I prefer to let computers do the dull work, so starting from flolilo's answer, I ended up with:
ffmpeg -i is_this_stereo.wav -filter_complex 'pan=mono|c0=0.5*FL+-0.5*FR,silenceremove=start_periods=1:detection=peak:window=0' -f null -
This shows a warning "Output file is empty, nothing was encoded" if the input file's channels are exact replicas (which they are for at least one of my CDs). You could relax the silenceremove filter to ignore some noise, for instance silenceremove=start_periods=1:start_threshold=0.02 or start_threshold=-17dB, but that relative amplitude is relative to the PCM capability, not relative to the recording level. For some of my CDs, this value filters out subtle but quite audible stereo; for others, it's about the minimum.
The -f null - part simply suppresses file output, in case the console message is enough, but of course you can let it write the difference file.
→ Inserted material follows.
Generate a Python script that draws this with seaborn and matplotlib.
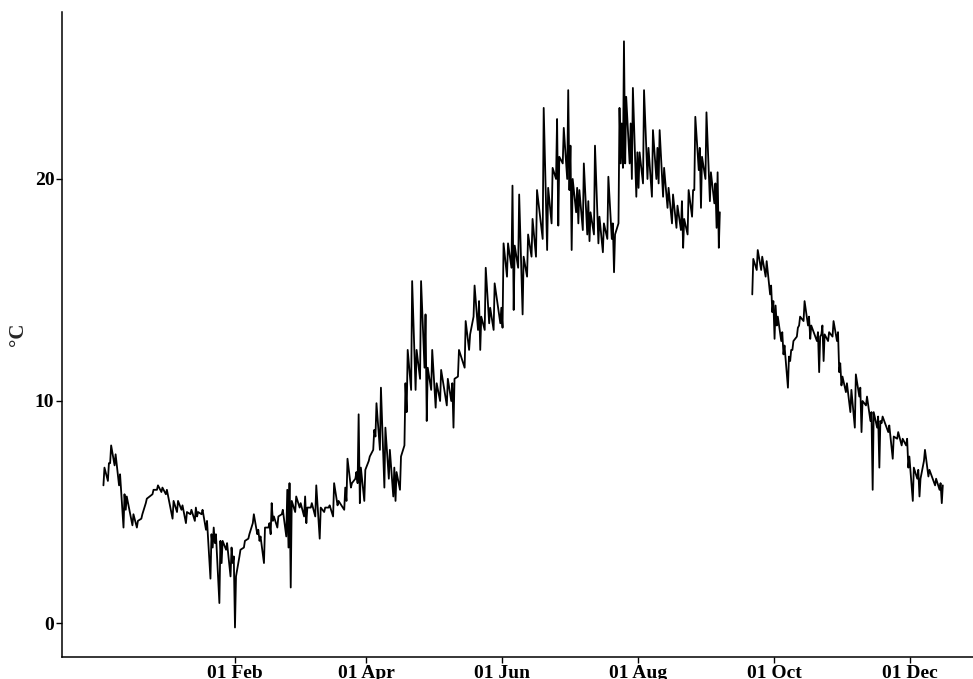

To check the mono-ness in a script, the best I come up with is:
out=$(ffmpeg -nostdin -loglevel error -i "$infile" -filter_complex 'pan=mono|c0=0.5*FL+-0.5*FR,silenceremove=start_periods=1:detection=peak:window=0' -t 0.00002 -f crc -)
if [ "$out" == 'CRC=0x00000001' ]
then echo "$infile is definitely mono"
fi
In that script fragment:
- Time limit
-t 0.00002 cuts the difference emitted down to a single sample (for standard CD contents at 44,100 samples/second), which greatly speeds up the inspection of stereo files. -frames 1 results in the same, on my system, but I'm not sure it's supposed to because a frame contains more than one sample.
-f crc writes the output as something ASCII, which is way easier to handle in a script. If one 16 bit sample makes it through the silence remover, the 32 bit CRC has to change from its initial value of 1, I think. Could also use -f md5 or -f hash.
- Assigning
out separately, instead of invoking it inside the test expression, ensures that the script stops on error if you use the shell's -e option.